Up until about a week ago the last time I listened to music and enjoyed it was 29th December 2018. That was the day that Frankie passed away and I had been listening to my Sinead O’connor LP. I didn’t play any music for a couple of weeks. After that time had passed, I tried but I found the noise too much and overwhelming. I had no emotional connection to the music. I would rather be in silence or have the TV on low in the background.  For the last two weeks I have played music non-stop. I have sung at the top of my voice and quite possibly scared the neighbours. I have found the joy in music again. I haven’t played my Sinead O’Connor LP, I think that one will take some time. I may not play it again for several years, I’m not setting myself a target, I will let it happen, I won’t force it. One day I will sing something from the album and it will be like an ear worm that won’t die until I play it. At the moment anything from that LP makes me sad.

We have also started planning things for the future. We have booked  a short break in the UK next year and we will be taking Dembe with us. It is very exciting.

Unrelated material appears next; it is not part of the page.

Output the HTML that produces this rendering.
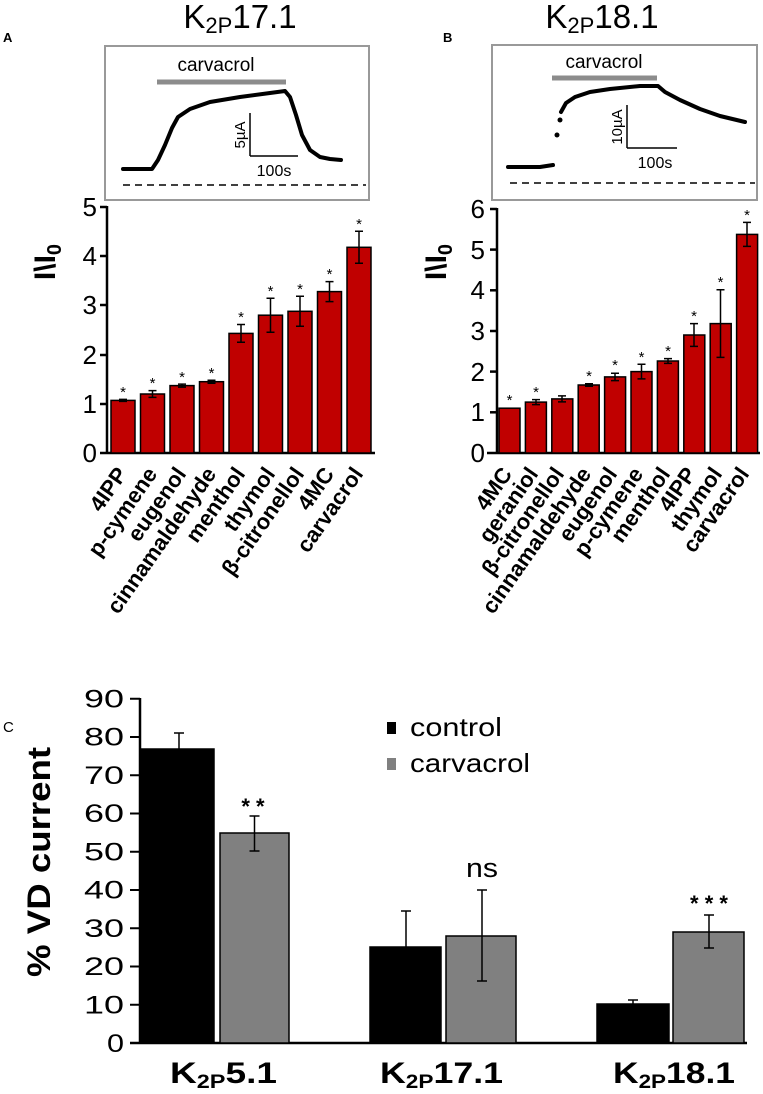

This will be the first time since 2006 that Jay and I have had any sort of holiday. It is only 3 nights away but it will do us all some good just to get out of the house and away from the day to day. I am nervous as hell as I have become a real homebody since becoming ill. Other than stays in hospital I haven’t been away from the house in 13 years. It is hilarious to me that I am getting a bit anxious thinking about it when Jay and I have travelled to Sri Lanka, USA (Florida), Antigua, Paris, Menorca and various places all over the UK for weddings / christenings. I know that we can do it, it is just my world has been so very small over the last 13 odd years.

So please be kind to yourself, wherever you are in your journey with grief. Everyone does grief differently, there is no one size fits all. What works for you may not work for anyone else.  Remember living life does not mean that you have forgotten those who are no longer with us. At some point things will get easier, you will reach a new normal. It is not a journey you have to do alone. If more of us start talking about grief and how it affects us we will educate those who have never experienced it and maybe create a little more empathy. The world could really do with more empathy at the moment.